BMG asks for more demo material. On a Friday afternoon we record the choral parts of two shortened movements with a small group of choir members. The same evening I hear that Jannet, the wife of Ane - one of the singers - is incurably ill. A few weeks later Ane calls. Jannet, who also sang in the choir, died. He asks if he can use the two pieces of the requiem during the cremation. He has also promised her that he will continue to participate in the performance of the requiem. I am silent for days, deeply impressed by the bravery of these people.
After the Christmas holidays, it soon becomes apparent that a cd-recording is a terribly expensive thing and that the record company has no idea how to cover the risks. Several meetings follow. However, there’s still no decision at the beginning of January.

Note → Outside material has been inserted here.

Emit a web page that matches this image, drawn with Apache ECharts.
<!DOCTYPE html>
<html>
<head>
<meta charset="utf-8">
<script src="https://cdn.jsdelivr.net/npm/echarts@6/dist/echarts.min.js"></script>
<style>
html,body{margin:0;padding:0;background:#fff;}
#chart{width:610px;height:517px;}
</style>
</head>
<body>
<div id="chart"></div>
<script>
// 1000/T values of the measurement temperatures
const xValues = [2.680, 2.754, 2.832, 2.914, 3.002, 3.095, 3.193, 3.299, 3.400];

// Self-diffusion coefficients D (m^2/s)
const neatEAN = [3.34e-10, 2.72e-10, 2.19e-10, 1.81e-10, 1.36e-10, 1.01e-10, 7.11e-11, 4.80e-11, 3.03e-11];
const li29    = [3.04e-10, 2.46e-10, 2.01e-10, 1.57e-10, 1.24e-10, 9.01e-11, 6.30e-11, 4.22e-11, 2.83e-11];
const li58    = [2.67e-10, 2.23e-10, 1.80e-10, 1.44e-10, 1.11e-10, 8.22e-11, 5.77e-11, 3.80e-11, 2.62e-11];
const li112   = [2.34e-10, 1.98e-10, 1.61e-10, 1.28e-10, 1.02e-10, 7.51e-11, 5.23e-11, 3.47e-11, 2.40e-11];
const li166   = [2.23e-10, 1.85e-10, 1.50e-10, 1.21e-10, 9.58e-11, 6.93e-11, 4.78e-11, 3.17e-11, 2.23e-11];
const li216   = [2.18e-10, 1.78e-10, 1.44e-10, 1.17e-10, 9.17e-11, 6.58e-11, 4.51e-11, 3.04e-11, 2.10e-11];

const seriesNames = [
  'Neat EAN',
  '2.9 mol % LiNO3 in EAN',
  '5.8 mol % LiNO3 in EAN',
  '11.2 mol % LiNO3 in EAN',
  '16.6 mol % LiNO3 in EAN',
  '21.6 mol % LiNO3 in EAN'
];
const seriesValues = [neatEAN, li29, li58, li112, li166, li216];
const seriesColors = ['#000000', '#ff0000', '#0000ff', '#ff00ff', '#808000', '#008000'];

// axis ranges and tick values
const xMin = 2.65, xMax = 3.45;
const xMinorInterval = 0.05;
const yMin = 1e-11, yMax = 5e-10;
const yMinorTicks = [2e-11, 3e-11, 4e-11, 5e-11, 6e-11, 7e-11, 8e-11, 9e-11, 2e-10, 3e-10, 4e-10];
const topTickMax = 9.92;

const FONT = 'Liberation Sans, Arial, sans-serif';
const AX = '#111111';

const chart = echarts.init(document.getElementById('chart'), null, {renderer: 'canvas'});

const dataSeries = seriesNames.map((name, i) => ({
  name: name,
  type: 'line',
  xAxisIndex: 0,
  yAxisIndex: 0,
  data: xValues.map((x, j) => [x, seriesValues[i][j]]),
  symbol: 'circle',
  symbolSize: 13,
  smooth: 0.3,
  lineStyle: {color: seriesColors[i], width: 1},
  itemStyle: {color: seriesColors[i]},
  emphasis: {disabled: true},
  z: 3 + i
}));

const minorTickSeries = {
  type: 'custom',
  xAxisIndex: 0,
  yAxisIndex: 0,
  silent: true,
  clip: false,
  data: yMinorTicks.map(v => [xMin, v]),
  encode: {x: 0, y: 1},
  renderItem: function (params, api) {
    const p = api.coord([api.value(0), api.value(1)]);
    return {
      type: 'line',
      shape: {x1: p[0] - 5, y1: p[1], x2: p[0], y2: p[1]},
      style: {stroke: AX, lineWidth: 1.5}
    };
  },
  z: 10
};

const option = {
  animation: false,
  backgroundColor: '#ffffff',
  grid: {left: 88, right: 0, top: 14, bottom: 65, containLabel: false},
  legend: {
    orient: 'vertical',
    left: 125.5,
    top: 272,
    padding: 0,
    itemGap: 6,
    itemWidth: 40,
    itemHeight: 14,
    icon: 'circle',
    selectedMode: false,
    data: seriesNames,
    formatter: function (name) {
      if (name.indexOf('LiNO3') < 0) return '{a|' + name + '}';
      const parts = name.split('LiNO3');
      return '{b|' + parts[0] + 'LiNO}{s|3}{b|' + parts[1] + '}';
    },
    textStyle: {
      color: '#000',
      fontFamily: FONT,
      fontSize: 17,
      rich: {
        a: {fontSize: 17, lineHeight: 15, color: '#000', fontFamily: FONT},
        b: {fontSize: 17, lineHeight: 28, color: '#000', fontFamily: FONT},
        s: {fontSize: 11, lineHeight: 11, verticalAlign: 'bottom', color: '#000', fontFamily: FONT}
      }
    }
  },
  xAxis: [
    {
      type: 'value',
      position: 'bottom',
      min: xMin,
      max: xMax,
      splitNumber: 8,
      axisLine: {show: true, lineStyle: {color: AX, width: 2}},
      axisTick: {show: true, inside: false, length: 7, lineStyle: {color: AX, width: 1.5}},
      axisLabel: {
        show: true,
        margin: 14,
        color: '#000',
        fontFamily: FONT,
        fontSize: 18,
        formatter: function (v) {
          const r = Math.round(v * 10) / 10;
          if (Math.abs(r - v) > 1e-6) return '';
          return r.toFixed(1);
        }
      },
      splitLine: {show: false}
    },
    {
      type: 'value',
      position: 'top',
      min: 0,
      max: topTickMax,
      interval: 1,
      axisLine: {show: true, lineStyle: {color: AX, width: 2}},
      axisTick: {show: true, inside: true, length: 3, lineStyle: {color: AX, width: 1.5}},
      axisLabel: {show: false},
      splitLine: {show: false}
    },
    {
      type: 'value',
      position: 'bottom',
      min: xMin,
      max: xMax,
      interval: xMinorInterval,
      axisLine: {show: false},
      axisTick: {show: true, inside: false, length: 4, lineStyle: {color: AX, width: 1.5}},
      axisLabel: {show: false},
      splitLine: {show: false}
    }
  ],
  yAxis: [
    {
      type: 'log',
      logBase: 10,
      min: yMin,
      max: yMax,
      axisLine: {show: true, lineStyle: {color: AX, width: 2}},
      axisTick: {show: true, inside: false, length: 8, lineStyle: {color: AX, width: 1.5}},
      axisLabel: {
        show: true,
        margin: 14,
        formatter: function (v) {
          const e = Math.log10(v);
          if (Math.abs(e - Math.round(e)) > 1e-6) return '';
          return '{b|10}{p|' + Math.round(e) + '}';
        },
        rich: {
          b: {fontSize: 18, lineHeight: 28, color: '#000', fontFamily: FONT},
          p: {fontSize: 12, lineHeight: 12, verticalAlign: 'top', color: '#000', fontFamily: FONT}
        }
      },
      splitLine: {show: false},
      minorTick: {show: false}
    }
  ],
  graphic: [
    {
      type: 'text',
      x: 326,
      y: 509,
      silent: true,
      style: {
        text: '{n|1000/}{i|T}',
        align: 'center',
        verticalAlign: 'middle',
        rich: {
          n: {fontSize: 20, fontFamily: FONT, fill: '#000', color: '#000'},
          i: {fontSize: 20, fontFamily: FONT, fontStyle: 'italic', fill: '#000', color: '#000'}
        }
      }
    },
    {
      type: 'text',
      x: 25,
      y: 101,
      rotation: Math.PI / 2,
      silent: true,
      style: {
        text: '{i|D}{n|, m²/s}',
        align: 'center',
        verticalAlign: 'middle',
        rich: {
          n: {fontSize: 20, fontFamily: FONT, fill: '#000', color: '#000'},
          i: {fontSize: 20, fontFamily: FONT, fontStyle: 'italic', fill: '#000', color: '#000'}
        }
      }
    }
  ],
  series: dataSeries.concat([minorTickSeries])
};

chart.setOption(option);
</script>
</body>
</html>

The ZNF starts its publicity campaign. While the regional newspaper is waiting for this "diary", national newspapers call for interviews and there is serious talk about a national television broadcast. This all happens while the orchestra isn’t rehearsing the piece, busy with new-year concerts. It is something that makes me very nervous.
It is now Wednesday. Tomorrow, the sixteenth, the choir and orchestra will start rehearsing again. I strongly realize that "it will always work out" for projects like this and that in this life it is ultimately about other things. About people like Ane and Jannet, for example. About people struggling with the experiences of a terrible disaster. And about love, also for those who are no longer here.